Data extract:
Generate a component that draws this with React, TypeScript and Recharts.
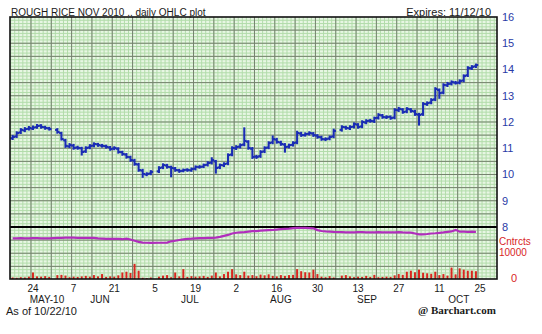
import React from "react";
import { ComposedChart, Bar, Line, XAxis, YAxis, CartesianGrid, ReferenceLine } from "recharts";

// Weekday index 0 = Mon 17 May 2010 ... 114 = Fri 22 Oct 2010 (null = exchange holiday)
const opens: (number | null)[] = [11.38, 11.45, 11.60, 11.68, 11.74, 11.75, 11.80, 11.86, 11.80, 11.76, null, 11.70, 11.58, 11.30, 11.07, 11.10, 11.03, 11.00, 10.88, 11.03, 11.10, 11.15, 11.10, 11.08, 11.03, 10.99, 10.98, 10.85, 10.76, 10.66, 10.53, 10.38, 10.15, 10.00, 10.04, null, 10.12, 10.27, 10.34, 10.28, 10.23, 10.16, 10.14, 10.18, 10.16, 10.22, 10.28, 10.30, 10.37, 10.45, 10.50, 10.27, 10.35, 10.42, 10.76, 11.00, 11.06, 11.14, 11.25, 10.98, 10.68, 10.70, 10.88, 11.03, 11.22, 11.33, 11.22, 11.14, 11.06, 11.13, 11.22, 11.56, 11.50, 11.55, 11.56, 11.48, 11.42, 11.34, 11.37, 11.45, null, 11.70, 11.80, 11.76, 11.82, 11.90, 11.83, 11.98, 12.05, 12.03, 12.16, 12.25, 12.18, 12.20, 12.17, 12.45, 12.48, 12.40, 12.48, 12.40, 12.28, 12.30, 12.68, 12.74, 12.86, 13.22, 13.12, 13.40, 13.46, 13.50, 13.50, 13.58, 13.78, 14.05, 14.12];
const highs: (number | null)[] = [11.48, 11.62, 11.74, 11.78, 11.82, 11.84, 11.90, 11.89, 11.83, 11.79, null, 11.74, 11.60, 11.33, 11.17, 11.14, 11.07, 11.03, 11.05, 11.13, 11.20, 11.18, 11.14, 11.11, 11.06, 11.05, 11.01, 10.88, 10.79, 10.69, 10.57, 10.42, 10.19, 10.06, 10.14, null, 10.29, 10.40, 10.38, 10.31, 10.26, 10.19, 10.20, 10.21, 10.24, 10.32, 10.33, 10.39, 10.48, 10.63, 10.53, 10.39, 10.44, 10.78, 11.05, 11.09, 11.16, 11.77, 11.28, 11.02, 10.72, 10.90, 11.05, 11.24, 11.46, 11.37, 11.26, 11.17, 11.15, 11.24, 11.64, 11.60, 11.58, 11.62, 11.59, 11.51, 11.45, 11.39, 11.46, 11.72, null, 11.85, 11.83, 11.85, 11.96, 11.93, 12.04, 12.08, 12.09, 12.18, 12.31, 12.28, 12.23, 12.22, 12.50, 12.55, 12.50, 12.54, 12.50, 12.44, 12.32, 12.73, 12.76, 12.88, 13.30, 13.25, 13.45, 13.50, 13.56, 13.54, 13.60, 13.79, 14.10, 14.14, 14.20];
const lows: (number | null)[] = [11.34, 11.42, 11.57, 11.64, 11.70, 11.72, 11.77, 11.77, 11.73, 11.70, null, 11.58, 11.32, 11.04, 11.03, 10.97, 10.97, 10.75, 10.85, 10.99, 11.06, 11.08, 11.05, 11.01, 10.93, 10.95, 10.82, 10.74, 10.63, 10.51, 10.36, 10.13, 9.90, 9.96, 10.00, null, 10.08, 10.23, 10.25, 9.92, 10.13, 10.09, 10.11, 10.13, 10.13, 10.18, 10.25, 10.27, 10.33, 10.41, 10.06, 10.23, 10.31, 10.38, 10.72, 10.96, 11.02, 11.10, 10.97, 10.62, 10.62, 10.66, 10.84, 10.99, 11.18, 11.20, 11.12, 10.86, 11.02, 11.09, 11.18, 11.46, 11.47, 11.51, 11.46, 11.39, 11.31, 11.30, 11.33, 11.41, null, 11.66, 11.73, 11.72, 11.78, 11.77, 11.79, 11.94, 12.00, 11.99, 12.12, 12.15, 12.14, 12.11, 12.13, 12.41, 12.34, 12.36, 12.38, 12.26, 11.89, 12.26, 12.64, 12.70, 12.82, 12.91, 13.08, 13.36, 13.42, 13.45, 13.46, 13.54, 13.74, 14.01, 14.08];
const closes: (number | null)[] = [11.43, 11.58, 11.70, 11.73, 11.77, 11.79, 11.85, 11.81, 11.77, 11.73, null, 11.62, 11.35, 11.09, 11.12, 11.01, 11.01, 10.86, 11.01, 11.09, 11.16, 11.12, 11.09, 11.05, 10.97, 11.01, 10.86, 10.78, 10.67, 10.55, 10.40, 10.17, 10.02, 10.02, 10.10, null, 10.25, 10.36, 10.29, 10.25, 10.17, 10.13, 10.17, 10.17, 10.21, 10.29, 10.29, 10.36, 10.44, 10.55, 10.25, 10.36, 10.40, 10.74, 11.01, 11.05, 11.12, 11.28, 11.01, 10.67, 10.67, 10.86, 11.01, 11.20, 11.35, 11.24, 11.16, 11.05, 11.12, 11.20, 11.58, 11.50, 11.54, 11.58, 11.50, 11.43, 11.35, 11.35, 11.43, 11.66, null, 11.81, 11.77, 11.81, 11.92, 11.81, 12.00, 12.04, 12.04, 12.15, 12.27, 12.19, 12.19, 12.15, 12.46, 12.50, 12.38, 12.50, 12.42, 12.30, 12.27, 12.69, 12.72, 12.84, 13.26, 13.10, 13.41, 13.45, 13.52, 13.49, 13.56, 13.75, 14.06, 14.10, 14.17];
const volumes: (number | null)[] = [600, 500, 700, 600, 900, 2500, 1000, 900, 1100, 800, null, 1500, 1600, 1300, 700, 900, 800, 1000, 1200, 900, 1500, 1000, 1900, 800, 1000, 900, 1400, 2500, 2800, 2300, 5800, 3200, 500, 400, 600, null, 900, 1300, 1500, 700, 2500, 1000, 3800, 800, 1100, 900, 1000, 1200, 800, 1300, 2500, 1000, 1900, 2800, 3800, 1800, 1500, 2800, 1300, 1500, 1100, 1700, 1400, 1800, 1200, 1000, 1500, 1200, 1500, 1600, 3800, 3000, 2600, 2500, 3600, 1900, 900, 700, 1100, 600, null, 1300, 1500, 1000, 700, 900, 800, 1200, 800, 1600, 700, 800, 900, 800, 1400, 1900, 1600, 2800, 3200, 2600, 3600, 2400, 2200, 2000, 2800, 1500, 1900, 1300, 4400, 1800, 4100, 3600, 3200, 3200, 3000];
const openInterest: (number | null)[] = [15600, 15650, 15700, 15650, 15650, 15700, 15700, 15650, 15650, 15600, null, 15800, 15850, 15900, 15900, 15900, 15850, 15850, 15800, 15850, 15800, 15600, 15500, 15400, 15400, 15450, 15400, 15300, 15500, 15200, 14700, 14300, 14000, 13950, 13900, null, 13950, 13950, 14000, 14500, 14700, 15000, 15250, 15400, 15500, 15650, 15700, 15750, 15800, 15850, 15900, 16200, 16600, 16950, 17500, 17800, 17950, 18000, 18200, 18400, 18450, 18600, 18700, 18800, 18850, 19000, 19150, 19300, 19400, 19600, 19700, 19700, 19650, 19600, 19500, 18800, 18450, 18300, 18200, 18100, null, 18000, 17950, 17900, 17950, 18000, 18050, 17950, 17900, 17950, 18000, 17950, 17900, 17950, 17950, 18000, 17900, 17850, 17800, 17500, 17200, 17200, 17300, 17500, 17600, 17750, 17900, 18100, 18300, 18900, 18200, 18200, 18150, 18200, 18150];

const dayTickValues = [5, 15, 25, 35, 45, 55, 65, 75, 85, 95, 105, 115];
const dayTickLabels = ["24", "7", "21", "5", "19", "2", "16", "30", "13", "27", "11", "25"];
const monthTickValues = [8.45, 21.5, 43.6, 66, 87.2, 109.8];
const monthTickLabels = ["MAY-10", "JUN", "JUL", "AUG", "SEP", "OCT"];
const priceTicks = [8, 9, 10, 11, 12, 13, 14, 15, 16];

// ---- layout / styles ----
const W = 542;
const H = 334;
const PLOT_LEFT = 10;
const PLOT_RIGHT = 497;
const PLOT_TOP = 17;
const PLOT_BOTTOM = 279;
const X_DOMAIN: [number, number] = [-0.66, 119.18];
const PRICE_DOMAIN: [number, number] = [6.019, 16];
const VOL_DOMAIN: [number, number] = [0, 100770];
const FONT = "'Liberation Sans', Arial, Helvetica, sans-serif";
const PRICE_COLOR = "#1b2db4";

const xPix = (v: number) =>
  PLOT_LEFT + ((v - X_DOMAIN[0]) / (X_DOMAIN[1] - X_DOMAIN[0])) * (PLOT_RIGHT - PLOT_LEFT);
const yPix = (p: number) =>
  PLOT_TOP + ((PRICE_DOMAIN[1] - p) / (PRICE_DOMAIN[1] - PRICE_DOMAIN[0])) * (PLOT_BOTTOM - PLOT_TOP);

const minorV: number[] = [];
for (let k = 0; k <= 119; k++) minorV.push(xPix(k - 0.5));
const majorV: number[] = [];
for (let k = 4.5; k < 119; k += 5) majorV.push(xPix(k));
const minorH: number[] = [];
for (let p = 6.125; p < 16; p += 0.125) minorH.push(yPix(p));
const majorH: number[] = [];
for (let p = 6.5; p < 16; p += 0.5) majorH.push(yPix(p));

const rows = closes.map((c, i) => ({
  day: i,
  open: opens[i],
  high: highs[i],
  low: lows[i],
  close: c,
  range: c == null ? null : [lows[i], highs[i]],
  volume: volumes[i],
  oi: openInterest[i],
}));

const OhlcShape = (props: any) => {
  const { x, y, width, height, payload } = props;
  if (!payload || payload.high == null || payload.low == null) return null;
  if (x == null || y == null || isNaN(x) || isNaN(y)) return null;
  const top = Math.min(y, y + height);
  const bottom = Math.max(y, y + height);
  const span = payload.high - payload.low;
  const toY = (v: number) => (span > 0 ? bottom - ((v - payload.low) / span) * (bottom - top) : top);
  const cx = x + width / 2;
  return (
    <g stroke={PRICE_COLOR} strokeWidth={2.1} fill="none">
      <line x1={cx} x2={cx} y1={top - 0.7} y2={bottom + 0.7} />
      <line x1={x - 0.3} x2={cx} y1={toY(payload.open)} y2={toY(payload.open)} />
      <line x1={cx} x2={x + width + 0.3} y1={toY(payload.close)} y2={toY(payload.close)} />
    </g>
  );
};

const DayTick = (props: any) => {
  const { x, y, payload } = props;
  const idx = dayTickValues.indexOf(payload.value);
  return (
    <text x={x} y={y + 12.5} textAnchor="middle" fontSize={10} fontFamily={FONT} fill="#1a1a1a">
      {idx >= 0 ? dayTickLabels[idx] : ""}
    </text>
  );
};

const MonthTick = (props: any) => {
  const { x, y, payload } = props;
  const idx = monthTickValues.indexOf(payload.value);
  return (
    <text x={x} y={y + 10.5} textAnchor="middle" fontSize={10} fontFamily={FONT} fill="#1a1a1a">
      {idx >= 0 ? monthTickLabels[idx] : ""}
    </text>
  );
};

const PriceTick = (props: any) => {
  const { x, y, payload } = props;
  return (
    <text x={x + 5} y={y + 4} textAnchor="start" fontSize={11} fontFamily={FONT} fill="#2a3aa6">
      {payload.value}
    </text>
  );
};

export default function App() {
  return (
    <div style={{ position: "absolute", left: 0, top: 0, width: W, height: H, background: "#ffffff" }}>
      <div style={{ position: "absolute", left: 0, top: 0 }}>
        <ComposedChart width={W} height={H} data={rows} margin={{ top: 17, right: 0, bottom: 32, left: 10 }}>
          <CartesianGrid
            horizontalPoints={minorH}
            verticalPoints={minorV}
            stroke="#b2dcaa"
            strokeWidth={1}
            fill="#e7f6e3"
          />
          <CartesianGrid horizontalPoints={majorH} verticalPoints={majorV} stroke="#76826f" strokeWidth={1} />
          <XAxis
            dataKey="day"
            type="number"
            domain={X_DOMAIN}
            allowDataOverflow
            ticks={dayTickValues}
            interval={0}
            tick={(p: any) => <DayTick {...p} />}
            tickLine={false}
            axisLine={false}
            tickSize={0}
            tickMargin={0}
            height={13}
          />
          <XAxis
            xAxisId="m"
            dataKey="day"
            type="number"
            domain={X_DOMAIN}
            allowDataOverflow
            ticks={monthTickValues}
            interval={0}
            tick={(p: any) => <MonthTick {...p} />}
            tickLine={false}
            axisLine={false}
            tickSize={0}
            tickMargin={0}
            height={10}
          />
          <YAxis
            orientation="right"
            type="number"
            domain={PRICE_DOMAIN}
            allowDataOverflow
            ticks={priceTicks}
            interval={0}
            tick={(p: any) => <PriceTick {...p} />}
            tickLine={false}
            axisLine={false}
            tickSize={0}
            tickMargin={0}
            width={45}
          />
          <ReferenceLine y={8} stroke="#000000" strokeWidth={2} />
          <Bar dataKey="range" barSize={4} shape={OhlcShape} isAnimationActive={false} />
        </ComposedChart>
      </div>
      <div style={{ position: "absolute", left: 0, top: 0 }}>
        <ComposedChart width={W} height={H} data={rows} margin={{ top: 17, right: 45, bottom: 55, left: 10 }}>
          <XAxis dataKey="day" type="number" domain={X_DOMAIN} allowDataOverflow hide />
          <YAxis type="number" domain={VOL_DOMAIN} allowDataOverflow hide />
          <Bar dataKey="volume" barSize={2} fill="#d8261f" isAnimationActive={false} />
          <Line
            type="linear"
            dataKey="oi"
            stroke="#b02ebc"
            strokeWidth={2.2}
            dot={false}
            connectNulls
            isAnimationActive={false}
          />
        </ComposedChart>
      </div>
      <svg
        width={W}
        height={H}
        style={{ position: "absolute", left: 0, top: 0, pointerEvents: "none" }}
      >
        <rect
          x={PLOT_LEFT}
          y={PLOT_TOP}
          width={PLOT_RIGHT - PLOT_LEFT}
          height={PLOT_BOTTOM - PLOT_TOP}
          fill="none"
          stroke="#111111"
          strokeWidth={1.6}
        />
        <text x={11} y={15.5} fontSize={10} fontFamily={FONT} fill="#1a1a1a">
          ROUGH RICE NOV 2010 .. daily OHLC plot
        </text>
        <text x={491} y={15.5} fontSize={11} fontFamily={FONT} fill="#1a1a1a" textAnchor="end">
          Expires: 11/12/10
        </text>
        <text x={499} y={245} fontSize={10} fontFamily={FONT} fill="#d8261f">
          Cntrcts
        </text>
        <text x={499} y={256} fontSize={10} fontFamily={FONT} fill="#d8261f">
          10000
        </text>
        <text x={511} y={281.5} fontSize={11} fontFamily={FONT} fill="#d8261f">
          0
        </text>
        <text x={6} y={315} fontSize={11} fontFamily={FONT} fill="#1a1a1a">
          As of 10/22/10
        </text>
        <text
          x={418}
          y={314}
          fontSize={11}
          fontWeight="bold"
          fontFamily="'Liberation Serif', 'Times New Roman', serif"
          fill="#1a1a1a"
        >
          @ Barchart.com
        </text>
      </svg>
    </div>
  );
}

Task instructions: With all pictures left out, please transcribe exactly the lines from the start of the material through the line with "YAxis, CartesianGrid, ReferenceLine".

Written solution:
Generate a component that draws this with React, TypeScript and Recharts.
import React from "react";
import { ComposedChart, Bar, Line, XAxis, YAxis, CartesianGrid, ReferenceLine } from "recharts";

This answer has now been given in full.